Stop with the what-aboutisms because this is not the current situation.
🙄
I won’t go into the specific channels as to not promote them or what they do but we can talk about one known example, which is how Bellingcat got to the FSB officers responsible for the poisoning of Navalny via their mobile phone call logs and airline ticket data. They used the two highly popular bots called H****a and the E** ** G**, which allow to get everything known to the government and other social networks on every citizen of Russia for about $1 to $5. They use the Telegram API and have been there for years. How do you moderate that? You don’t. You take it down as the illegal, privacy-violating, and doxing-enabling content that it is.
Edit: “Censored” the names of the bots, as I still don’t want to make them even easier to find.
Was that a bad thing? I’ve never heard the name Bellingcat before, but it sounds like this would’ve been partially responsible for the reporting about the Navalny poisoning?

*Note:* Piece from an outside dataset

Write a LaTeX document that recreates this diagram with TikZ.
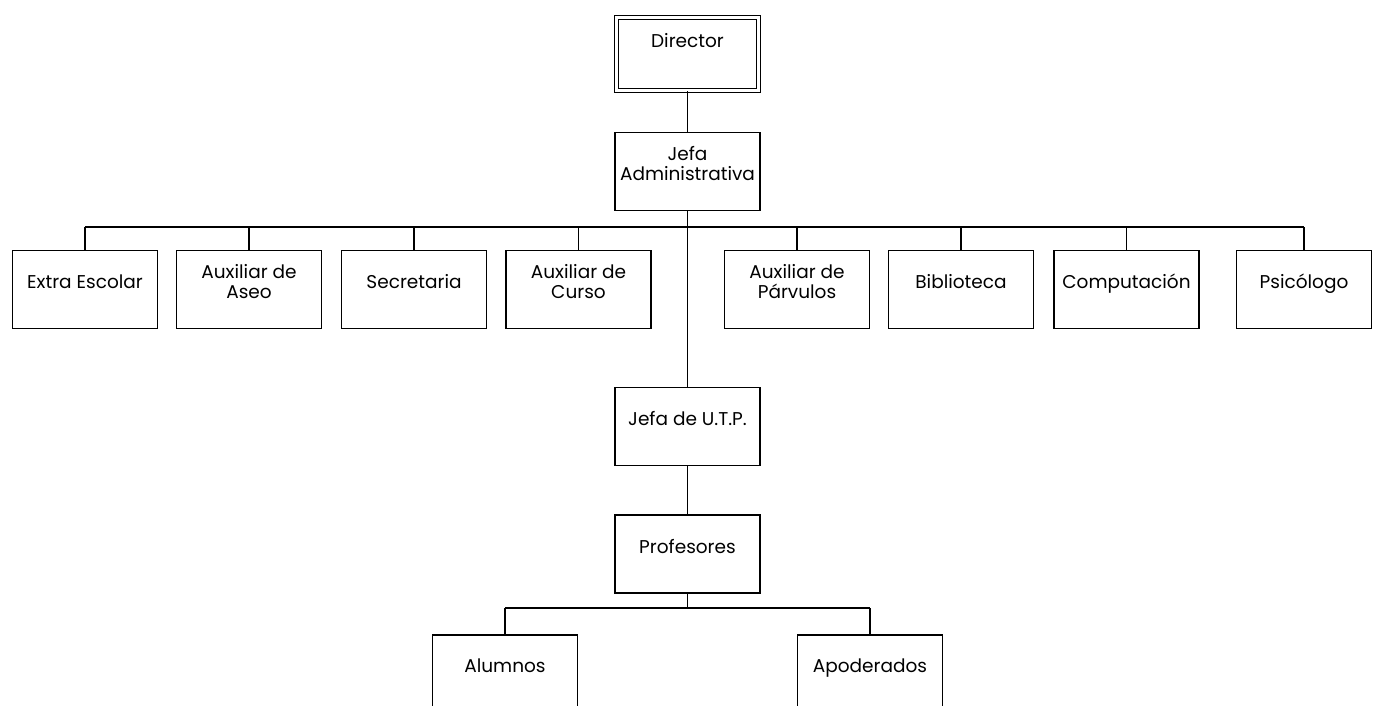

Ultimately, that sounds like an issue the Russian government needs to fix. Telegram bots are also trivial to launch and duplicate so … actually detecting and shutting that down without it being a massive expensive money pit is difficult.
It’s easy to say “oh they’re hosting it, they should just take it down.”
https://www.washingtonpost.com/politics/2018/10/16/postal-service-preferred-shipper-drug-dealers/
Should the US federal government hold themselves liable for delivering illegal drugs via their own postal service? I mean there’s serious nuance in what’s reasonable liability for a carrier … and personally holding the CEO criminally liable is a pretty extreme instance of that.
Telegram is in the news often for public groups with lots of crime
“The news” is too vague a source to dispute.